In Teilen der deutschen Linken
ist es üblich, sich ihre Kritik an der israelischen Politik durch jüdische Stimmen
beglaubigen zu lassen. Die Kritik daran war berechtigt. Genau so vehement muss aber der
Versuch von Israel-Verteidigern zurück gewiesen werden, gegen Juden vorzugehen, die eine
andere Sicht auf Israel haben. Genau diese Haltung vermisse ich gerade auch von einer
israelsolidarischen Linken.
In den letzten Jahren wurde
viel über eine Israelkritik diskutiert, in der antisemitische Elemente enthalten sind.

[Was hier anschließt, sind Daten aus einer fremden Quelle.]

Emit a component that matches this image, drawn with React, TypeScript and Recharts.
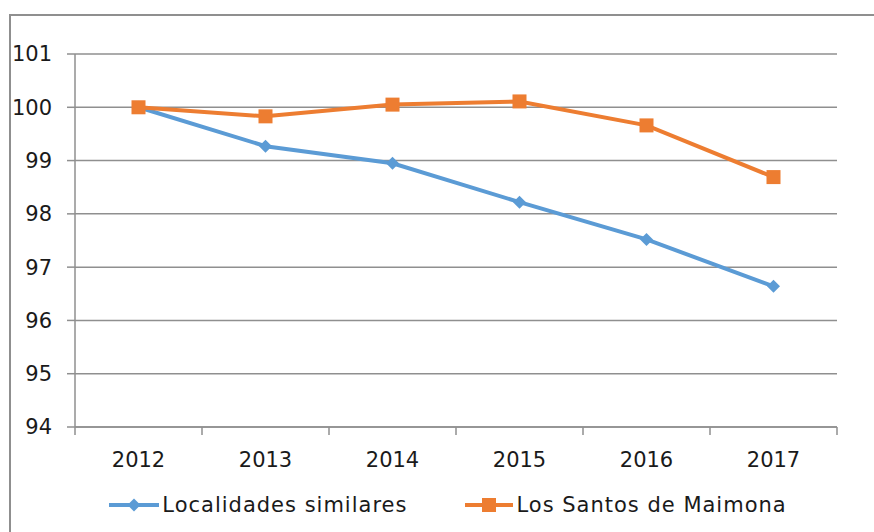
import React from 'react';
import { LineChart, Line, XAxis, YAxis, CartesianGrid } from 'recharts';

const years = ['2012', '2013', '2014', '2015', '2016', '2017'];
const localidades = [100, 99.27, 98.95, 98.22, 97.52, 96.64];
const santos = [100, 99.83, 100.05, 100.11, 99.66, 98.69];
const yTicks = [94, 95, 96, 97, 98, 99, 100, 101];
const seriesNames = ['Localidades similares', 'Los Santos de Maimona'];

const data = years.map((y, i) => ({ year: y, loc: localidades[i], san: santos[i] }));

const W = 874;
const H = 532;
const X_H = 30;
const M = { top: 54, right: 37, bottom: 105 - X_H, left: 0 };
const Y_W = 75;
const BAND = (W - M.right - Y_W) / years.length;
const BLUE = '#5B9BD5';
const ORANGE = '#ED7D31';
const FONT = 'DejaVu Sans';
const GRID = '#8f8f8f';
const TEXT = '#1a1a1a';
const AXIS_Y = H - 105;

const Diamond = (props: any) => {
  const { cx, cy } = props;
  if (cx == null || cy == null) return null;
  const r = 6.5;
  return <polygon points={`${cx},${cy - r} ${cx + r},${cy} ${cx},${cy + r} ${cx - r},${cy}`} fill={BLUE} />;
};
const Square = (props: any) => {
  const { cx, cy } = props;
  if (cx == null || cy == null) return null;
  const s = 14;
  return <rect x={cx - s / 2} y={cy - s / 2} width={s} height={s} fill={ORANGE} />;
};

const XTick = (props: any) => {
  const { x, payload, index } = props;
  return (
    <g>
      <line x1={x - BAND / 2} x2={x - BAND / 2} y1={AXIS_Y} y2={AXIS_Y + 8} stroke={GRID} strokeWidth={1.5} />
      {index === years.length - 1 && (
        <line x1={x + BAND / 2} x2={x + BAND / 2} y1={AXIS_Y} y2={AXIS_Y + 8} stroke={GRID} strokeWidth={1.5} />
      )}
      <text x={x} y={AXIS_Y + 40} textAnchor="middle" fill={TEXT} fontSize={21} fontFamily={FONT}>
        {payload.value}
      </text>
    </g>
  );
};

const Legend = () => (
  <div
    style={{
      position: 'absolute',
      left: 0,
      top: 493,
      width: 896,
      display: 'flex',
      justifyContent: 'center',
      alignItems: 'center',
      fontFamily: FONT,
      fontSize: 21,
      letterSpacing: 1,
      color: TEXT,
    }}
  >
    <svg width={50} height={20} style={{ marginRight: 3 }}>
      <line x1={0} x2={50} y1={10} y2={10} stroke={BLUE} strokeWidth={4} />
      <polygon points="25,3.5 31.5,10 25,16.5 18.5,10" fill={BLUE} />
    </svg>
    <span style={{ marginRight: 58 }}>{seriesNames[0]}</span>
    <svg width={48} height={20} style={{ marginRight: 3 }}>
      <line x1={0} x2={48} y1={10} y2={10} stroke={ORANGE} strokeWidth={4} />
      <rect x={17} y={3} width={14} height={14} fill={ORANGE} />
    </svg>
    <span>{seriesNames[1]}</span>
  </div>
);

export default function App() {
  return (
    <div style={{ position: 'absolute', left: 0, top: 0, width: W, height: H, background: '#fff', overflow: 'hidden' }}>
      <div
        style={{
          position: 'absolute',
          left: 9,
          top: 14,
          width: W,
          height: H,
          borderTop: `2px solid ${GRID}`,
          borderLeft: `2px solid ${GRID}`,
        }}
      />
      <div style={{ position: 'absolute', left: 0, top: 0 }}>
        <LineChart width={W} height={H} data={data} margin={M}>
          <CartesianGrid vertical={false} stroke={GRID} strokeWidth={1.5} />
          <XAxis
            dataKey="year"
            scale="band"
            height={X_H}
            axisLine={{ stroke: GRID, strokeWidth: 1.5 }}
            tickLine={false}
            tick={<XTick />}
            interval={0}
          />
          <YAxis
            domain={[94, 101]}
            ticks={yTicks}
            width={Y_W}
            axisLine={{ stroke: GRID, strokeWidth: 1.5 }}
            tickLine={{ stroke: GRID, strokeWidth: 1.5 }}
            tickSize={8}
            tickMargin={15}
            tick={{ fill: TEXT, fontSize: 21, fontFamily: FONT }}
            interval={0}
          />
          <Line
            dataKey="loc"
            stroke={BLUE}
            strokeWidth={4}
            dot={<Diamond />}
            activeDot={false}
            isAnimationActive={false}
          />
          <Line
            dataKey="san"
            stroke={ORANGE}
            strokeWidth={4}
            dot={<Square />}
            activeDot={false}
            isAnimationActive={false}
          />
        </LineChart>
      </div>
      <Legend />
    </div>
  );
}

Dabei stellte sich natürlich zwangläufig die Frage, wann Israelkritik antisemitisch
wird. Jetzt wäre es an der Zeit, eine Israelverteidigung mit antisemitischer Grundierung
einer genau so schonungslosen Kritik zu unterziehen. Dabei müsste auch die Frage gestellt
werden, wann die Israelverteidigung mit antisemitischen Stereotypen einhergeht. Im Fall von
Felicia Langer ist diese Grenze überschritten worden.
Ein Argument von
israelkritischer Seite wird am Beispiel von Felicia Langer gestärkt. Israel ist
tatsächlich eine Schutzmacht für Juden. Diejenigen Juden, die sich wie Langer nicht
unter israelischen Schutz stellen, sind dafür Hass und Hetze umso stärker
ausgesetzt. Das ist ein Grund, einen Antisemitismusbegriff stark zu machen, der den Schutz
aller jüdischen Menschen, auch den von Frau Langer beinhaltet.